LIFE & STYLE

Bridging The Gap

By Helen Ubiñas
Philly.com

WWR Article Summary (tl;dr) Kristal Bush is simply STRONG. She is the owner of “Bridging the Gap”, a transportation service that helps family members visit loved ones in prison. Her determination to succeed is extraordinary especially in her personal life which has not been easy.

Philadelphia

When I first met Kristal Bush last year, she was a young entrepreneur who drove family members to visit loved ones locked up in prisons all over the state.

Her Philadelphia transportation company, aptly named Bridging the Gap, wasn’t just business, though. It was personal.

Bush was 3 when her father went to prison. In his absence, the little girl grew up. She went to college, became a social worker, bought a house and started a company that was as much about keeping her clients connected to their loved ones as trying to stay in touch with her own incarcerated family members.

In July, Bush sent me a text that hinted at a whole new set of opportunities and challenges. Under a photo of Bush, now 28, and a man walking away from SCI Mahanoy was this message: “My Dad was released from prison after 25 years.”

Victor Bush, 54, who had been incarcerated for multiple crimes, some violent, was free. And now the daughter who had built a business bridging the gap between inmates and their families was faced with bridging the gap between herself and her father.

On the day that Bush got out, Kristal recorded his release.

“It’s good to be home. It’s good to be free,” Victor Bush said in the prison parking lot.

He was clearly overwhelmed, but as Kristal narrated her father’s first moments as a free man, it was impossible not to notice the flood of emotions washing over her face: the happiness, the excitement, the confusion — the fleeting, yet unmistakable, flash of panic.

“We’ve been reuniting families for five years,” she said as she pulled her car out of the prison parking lot. “I don’t know… I’m nervous. Like this is the test right here.”

Later, we met to talk about how it was going.

“It’s really a shock,” she said. “I was happy that my Dad was coming out.
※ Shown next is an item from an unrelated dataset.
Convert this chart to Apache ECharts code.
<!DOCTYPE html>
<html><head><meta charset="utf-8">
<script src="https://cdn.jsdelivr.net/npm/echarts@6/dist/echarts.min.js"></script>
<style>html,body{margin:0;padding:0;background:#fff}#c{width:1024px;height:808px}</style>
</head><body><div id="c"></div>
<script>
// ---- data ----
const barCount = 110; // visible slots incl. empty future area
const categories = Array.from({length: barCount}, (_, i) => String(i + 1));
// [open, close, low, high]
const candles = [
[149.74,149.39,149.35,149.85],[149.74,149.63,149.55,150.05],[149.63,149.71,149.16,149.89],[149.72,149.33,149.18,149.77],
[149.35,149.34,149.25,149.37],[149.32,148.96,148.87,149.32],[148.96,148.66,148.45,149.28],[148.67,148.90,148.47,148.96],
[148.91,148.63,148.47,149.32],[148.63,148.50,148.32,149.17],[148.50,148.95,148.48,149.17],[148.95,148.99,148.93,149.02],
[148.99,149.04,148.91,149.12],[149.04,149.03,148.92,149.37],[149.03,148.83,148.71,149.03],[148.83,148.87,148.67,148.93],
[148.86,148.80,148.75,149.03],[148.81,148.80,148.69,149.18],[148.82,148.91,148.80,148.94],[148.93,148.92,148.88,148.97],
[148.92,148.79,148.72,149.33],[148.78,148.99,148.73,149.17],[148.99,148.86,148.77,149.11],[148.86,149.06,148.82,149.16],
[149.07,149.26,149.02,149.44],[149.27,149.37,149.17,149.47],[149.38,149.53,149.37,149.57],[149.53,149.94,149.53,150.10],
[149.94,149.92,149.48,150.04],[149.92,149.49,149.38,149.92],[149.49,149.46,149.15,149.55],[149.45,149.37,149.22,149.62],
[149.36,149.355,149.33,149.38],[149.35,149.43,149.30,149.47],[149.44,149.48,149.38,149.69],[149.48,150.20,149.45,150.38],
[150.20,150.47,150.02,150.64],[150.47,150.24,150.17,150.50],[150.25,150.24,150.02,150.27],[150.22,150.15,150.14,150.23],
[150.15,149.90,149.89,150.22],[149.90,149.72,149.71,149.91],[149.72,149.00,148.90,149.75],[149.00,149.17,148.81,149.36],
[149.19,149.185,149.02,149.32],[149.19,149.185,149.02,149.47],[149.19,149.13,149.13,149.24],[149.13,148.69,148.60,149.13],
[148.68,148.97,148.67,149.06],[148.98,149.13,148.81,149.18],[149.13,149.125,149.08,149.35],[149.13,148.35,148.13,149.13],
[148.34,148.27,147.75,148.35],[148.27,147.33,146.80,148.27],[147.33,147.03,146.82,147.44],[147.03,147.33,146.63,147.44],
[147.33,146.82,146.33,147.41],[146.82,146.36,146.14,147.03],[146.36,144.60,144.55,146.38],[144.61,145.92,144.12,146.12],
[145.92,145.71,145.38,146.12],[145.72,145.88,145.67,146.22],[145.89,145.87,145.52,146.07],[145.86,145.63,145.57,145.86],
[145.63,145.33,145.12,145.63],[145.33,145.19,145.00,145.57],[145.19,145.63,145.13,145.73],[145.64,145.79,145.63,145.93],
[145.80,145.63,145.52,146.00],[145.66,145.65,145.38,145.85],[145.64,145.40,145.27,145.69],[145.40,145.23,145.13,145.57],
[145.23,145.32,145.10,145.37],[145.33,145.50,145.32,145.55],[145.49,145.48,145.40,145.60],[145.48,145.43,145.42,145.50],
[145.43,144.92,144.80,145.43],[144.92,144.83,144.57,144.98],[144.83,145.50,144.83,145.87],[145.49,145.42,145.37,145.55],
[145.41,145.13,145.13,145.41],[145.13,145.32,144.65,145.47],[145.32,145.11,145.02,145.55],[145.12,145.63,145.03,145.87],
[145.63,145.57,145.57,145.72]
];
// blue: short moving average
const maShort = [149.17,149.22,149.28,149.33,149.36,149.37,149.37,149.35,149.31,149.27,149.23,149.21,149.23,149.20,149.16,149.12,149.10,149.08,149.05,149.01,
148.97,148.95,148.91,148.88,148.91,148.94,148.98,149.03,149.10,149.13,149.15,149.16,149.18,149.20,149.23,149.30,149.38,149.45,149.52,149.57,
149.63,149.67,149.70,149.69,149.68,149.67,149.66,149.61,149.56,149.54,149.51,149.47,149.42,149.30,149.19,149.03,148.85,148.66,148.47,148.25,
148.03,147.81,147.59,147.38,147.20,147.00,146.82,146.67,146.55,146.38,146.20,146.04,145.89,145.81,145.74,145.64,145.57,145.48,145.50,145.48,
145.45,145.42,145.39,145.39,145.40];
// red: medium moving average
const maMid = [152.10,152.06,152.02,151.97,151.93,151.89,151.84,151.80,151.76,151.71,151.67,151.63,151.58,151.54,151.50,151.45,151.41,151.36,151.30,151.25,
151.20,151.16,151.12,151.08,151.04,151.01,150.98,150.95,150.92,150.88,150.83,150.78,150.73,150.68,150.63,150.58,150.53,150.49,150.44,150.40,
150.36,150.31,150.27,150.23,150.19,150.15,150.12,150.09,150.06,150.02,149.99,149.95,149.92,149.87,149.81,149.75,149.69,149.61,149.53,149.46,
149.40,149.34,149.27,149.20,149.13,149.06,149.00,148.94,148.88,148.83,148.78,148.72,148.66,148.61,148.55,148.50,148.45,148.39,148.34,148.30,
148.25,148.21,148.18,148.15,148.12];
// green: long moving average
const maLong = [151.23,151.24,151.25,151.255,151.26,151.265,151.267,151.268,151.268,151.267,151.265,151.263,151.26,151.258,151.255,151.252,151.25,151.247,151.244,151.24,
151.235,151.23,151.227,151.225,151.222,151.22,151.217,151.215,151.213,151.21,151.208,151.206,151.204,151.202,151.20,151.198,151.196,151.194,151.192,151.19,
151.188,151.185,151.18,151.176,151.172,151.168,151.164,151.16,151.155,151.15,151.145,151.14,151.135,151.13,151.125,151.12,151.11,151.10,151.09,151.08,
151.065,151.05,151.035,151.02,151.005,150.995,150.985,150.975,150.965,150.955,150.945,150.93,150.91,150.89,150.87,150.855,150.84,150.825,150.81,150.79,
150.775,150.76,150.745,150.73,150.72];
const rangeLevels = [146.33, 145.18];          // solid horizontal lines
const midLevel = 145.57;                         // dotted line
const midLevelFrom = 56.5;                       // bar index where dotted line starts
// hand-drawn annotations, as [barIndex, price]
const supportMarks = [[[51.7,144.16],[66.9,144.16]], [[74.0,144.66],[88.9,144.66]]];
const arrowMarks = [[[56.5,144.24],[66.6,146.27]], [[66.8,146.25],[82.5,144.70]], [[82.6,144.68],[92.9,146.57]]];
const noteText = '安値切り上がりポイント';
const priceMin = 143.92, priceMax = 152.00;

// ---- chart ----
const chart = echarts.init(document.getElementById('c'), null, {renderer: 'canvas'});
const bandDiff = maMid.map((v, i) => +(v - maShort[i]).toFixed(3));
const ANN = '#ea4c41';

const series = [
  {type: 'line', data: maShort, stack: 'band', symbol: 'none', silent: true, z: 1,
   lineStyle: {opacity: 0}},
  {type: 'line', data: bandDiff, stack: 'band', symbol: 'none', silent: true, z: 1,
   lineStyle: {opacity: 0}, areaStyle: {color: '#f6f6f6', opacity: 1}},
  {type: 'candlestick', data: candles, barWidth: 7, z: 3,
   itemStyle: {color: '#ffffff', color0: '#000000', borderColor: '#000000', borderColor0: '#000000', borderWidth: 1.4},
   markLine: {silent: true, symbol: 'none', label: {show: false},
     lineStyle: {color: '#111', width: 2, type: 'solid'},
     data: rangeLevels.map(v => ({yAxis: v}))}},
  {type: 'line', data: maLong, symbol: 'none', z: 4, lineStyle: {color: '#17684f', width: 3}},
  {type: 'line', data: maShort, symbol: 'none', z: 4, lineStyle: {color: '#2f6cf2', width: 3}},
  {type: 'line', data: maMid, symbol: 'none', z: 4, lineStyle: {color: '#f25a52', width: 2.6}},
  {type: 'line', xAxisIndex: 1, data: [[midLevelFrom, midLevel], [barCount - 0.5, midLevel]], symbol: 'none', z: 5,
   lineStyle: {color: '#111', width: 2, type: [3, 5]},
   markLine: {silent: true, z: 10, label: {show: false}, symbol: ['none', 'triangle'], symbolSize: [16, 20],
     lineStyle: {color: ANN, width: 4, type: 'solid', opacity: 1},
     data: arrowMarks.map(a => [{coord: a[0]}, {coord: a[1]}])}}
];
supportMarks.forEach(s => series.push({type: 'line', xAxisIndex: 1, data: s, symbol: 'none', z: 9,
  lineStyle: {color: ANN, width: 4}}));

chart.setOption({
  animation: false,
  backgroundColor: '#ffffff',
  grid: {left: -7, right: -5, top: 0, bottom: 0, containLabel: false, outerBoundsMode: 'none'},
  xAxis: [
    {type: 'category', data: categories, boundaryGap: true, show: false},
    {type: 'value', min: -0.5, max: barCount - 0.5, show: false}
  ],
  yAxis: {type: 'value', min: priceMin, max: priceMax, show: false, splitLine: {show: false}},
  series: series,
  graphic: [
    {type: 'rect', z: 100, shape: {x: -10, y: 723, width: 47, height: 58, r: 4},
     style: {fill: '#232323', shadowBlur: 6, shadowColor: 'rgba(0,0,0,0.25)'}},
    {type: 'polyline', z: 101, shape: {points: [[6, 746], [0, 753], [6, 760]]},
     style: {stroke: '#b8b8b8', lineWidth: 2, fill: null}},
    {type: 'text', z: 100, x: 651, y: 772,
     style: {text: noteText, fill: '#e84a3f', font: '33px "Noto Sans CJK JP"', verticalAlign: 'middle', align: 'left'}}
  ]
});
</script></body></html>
At the same time, I was like ‘Oh my God, this is another person that I have to take care of.’ Because he’s starting from scratch.”

To help her father transition, she went back to social work full-time, in addition to running her transportation company with her mother, and taking a class to get certified to open a transitional home for former inmates.

It’s a lot, for everyone.

When people get out of prison, the focus is often on those reentering a world that can bear little resemblance to the one they left. And there is plenty of that for Victor Bush, from a new cellphone he’s still trying to figure out to the Ubers he refuses to take, because “I can walk there faster.”

But the adjustment is also difficult for the families left behind.

For Bush, it looks like this: Suddenly the man she had only ever known behind bars is a daily part of her life. In many ways they’ve switched roles as she becomes more parent than daughter. She gives her father pep talks, encourages him to set goals.

He makes her favorite seafood meal and tells her he just wants to make her happy.

“I knew it was going to be hard,” Victor Bush said. “I can’t just jump back in her life and try to be her father. I got to work my way back to father status.”

He isn’t the only one in the family trying to make amends. A month before her father was released from prison, Kristal Bush’s older brother Jarvae Scott, 34, also got out of prison after serving 11 years for attempted murder.

Bush has been caring for her brother’s son, Nyvea, for much of the young boy’s life. She’s now in the process of adopting the 12-year-old, a decision that Scott welcomes.

“What she did for my son while I was locked up I can’t never repay,” Scott said. “It meant a lot to me that she brought him to me when I was away so I could get to know him. Now I have to get to know him out here.”

Reconnecting can be harder than reuniting. Sometimes, as Bush knows now more than ever, bridging the gap is just the first step to freedom.